One obvious answer is teacher prep and expectations in the classroom. The best explanation in my opinion.

Interthreaduality- One large study of videos of representative classrooms showed a striking difference in the teacher expectations contrasting the US, Germany and Japan. The Japanese classrooms had much fewer questions asked and discussed, but at a much higher level. All students were expected to create theiR own solutions. Germany had a much lower level, the US even lower. When a student asks how in the US the teacher immediately showed them how; not in Japan.

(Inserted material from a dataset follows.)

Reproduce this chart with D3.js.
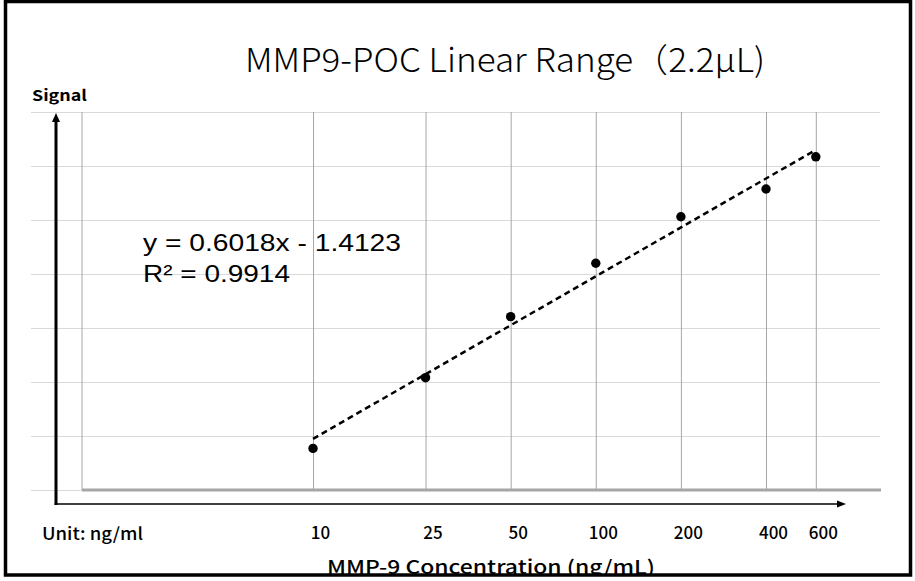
<!DOCTYPE html>
<html>
<head>
<meta charset="utf-8">
<script src="https://cdn.jsdelivr.net/npm/d3@7"></script>
<style>
  body { margin: 0; background: #fff; }
  svg { display: block; }
</style>
</head>
<body>
<div id="chart"></div>
<script>
// data (x = concentration in ng/mL, y = signal)
const concentrations = [10, 25, 50, 100, 200, 400, 600];
const signals = [-0.846, -0.584, -0.358, -0.160, 0.012, 0.115, 0.234];
const yTicks = [-1, -0.8, -0.6, -0.4, -0.2, 0, 0.2, 0.4];
const fitSlope = 0.6018;
const fitIntercept = -1.4123;
const fitR2 = 0.9914;

const W = 915, H = 581;
const plot = { left: 82, right: 880, top: 112, bottom: 490 };

var svg = d3.select("#chart")
  .append("svg")
  .attr("width", W)
  .attr("height", H);

// scales - x is log10 of concentration, as in the fitted equation
const xScale = d3.scaleLog()
  .domain([1.524, 1012])
  .range([plot.left, plot.right]);

const yScale = d3.scaleLinear()
  .domain([-1, 0.4])
  .range([plot.bottom, plot.top]);

// horizontal gridlines (they stick out left of the plot area)
svg.append("g")
  .attr("transform", `translate(${plot.right},0)`)
  .call(d3.axisLeft(yScale).tickValues(yTicks).tickSize(plot.right - 31).tickFormat(""))
  .call(g => g.select(".domain").remove())
  .call(g => g.selectAll("line").attr("stroke", "#d9d9d9"));

// vertical gridlines at each concentration
svg.append("g")
  .attr("transform", `translate(0,${plot.bottom})`)
  .call(d3.axisBottom(xScale).tickValues(concentrations).tickSize(-(plot.bottom - plot.top)).tickFormat(""))
  .call(g => g.select(".domain").remove())
  .call(g => g.selectAll("line").attr("stroke", "#a6a6a6"));

// left edge of plot area
svg.append("line")
  .attr("x1", plot.left).attr("x2", plot.left)
  .attr("y1", plot.top).attr("y2", plot.bottom)
  .attr("stroke", "#a6a6a6");

// thick grey horizontal axis
svg.append("line")
  .attr("x1", plot.left).attr("x2", plot.right + 1)
  .attr("y1", yScale(-1)).attr("y2", yScale(-1))
  .attr("stroke", "#a6a6a6")
  .attr("stroke-width", 3);

// trendline from the fitted equation
const fitLine = d3.line()
  .x(d => xScale(d))
  .y(d => yScale(fitSlope * Math.log10(d) + fitIntercept));

svg.append("path")
  .datum(d3.extent(concentrations))
  .attr("d", fitLine)
  .attr("fill", "none")
  .attr("stroke", "#000")
  .attr("stroke-width", 2.5)
  .attr("stroke-dasharray", "6,4");

// points
svg.selectAll("circle.dot")
  .data(concentrations)
  .enter()
  .append("circle")
  .attr("class", "dot")
  .attr("cx", d => xScale(d))
  .attr("cy", (d, i) => yScale(signals[i]))
  .attr("r", 4.7)
  .attr("fill", "#000");

// hand-drawn style arrows
const axisY = 504, axisX = 56;
svg.append("line")
  .attr("x1", axisX).attr("x2", axisX)
  .attr("y1", axisY + 1).attr("y2", 120)
  .attr("stroke", "#000").attr("stroke-width", 3);
svg.append("path")
  .attr("d", `M${axisX - 4},122 L${axisX},113 L${axisX + 4},122 Z`)
  .attr("fill", "#000");

svg.append("line")
  .attr("x1", axisX - 1.5).attr("x2", 840)
  .attr("y1", axisY).attr("y2", axisY)
  .attr("stroke", "#000").attr("stroke-width", 1.7);
svg.append("path")
  .attr("d", `M837,${axisY - 3.5} L846,${axisY} L837,${axisY + 3.5} Z`)
  .attr("fill", "#000");

const cjkFont = "'Noto Sans CJK SC', 'Noto Sans', sans-serif";
const thinFont = "'Noto Sans CJK SC Light', 'Noto Sans CJK SC', 'Noto Sans', sans-serif";
const latinFont = "'Liberation Sans', Arial, sans-serif";

// tick labels under the arrow
svg.append("g")
  .attr("transform", `translate(0,${axisY})`)
  .call(d3.axisBottom(xScale).tickValues(concentrations).tickSize(0).tickPadding(23).tickFormat(d3.format("d")))
  .call(g => g.select(".domain").remove())
  .call(g => g.selectAll("text")
    .attr("dx", 7)
    .attr("fill", "#000")
    .style("font-family", cjkFont)
    .style("font-weight", 500)
    .style("font-size", "17px"));

// texts
svg.append("text")
  .attr("x", 505).attr("y", 72)
  .attr("text-anchor", "middle")
  .attr("textLength", 520)
  .attr("lengthAdjust", "spacingAndGlyphs")
  .style("font-family", thinFont)
  .style("font-weight", 300)
  .style("font-size", "33px")
  .text("MMP9-POC Linear Range（2.2μL)");

svg.append("text")
  .attr("x", 32).attr("y", 101)
  .attr("textLength", 55)
  .attr("lengthAdjust", "spacingAndGlyphs")
  .style("font-family", cjkFont)
  .style("font-weight", 700)
  .style("font-size", "15px")
  .text("Signal");

svg.append("text")
  .attr("x", 143).attr("y", 251)
  .attr("textLength", 258)
  .attr("lengthAdjust", "spacingAndGlyphs")
  .style("font-family", latinFont)
  .style("font-size", "24px")
  .text(`y = ${fitSlope}x - ${Math.abs(fitIntercept)}`);

svg.append("text")
  .attr("x", 143).attr("y", 282)
  .attr("textLength", 147)
  .attr("lengthAdjust", "spacingAndGlyphs")
  .style("font-family", latinFont)
  .style("font-size", "24px")
  .text(`R² = ${fitR2}`);

svg.append("text")
  .attr("x", 42).attr("y", 540)
  .attr("textLength", 101)
  .attr("lengthAdjust", "spacingAndGlyphs")
  .style("font-family", cjkFont)
  .style("font-weight", 500)
  .style("font-size", "17px")
  .text("Unit: ng/ml");

svg.append("text")
  .attr("x", 491).attr("y", 574)
  .attr("text-anchor", "middle")
  .attr("textLength", 328)
  .attr("lengthAdjust", "spacingAndGlyphs")
  .style("font-family", cjkFont)
  .style("font-weight", 500)
  .style("font-size", "19px")
  .text("MMP-9 Concentration (ng/mL)");

// white margin below the frame, then the frame itself
svg.append("rect")
  .attr("x", 0).attr("y", 575).attr("width", W).attr("height", H - 575)
  .attr("fill", "#fff");
svg.append("rect")
  .attr("x", 5.5).attr("y", 1.5)
  .attr("width", 905).attr("height", 573.5)
  .attr("fill", "none")
  .attr("stroke", "#000")
  .attr("stroke-width", 3.5);
</script>
</body>
</html>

The Asian countries as well as Hungary and the Eastern bloc nations all focused on higher levels  of concepts along with that expectation. Please also note the Asian countries required more days of school, and after school tutoring on skills and rote material is a cultural expectation.

The US math educators have been arguing for student "productive struggle" to be the classroom norm for 40 years to little avail.

Why is that? If it's a partisan thing, then there should be a clear distinction between areas that support the math educators and those that don't based on political affiliation. If there isn't, then it's something deeper.

It has nothing to do with politics. apl68 is right on the mark below.


I agree. And this is what I mean by education policies being driven by ideology, not pedagogy. (Note: Ideology, "a system of ideas and ideals", does not have to be partisan.) Those societal low expectations apl68 pointed out are baked in culturally, and no-one wants to take them on, at least if they want to stay employed.

What makes students learn is no secret; why students need to do the hard work to learn is the topic that can't be meaningfully discussed.

It takes so little to be above average.

Wahoo Redux

Nice try, Marshy.  Keep trying to come up with a rationale.
Come, fill the Cup, and in the fire of Spring
Your Winter-garment of Repentance fling:
The Bird of Time has but a little way
To flutter--and the Bird is on the Wing.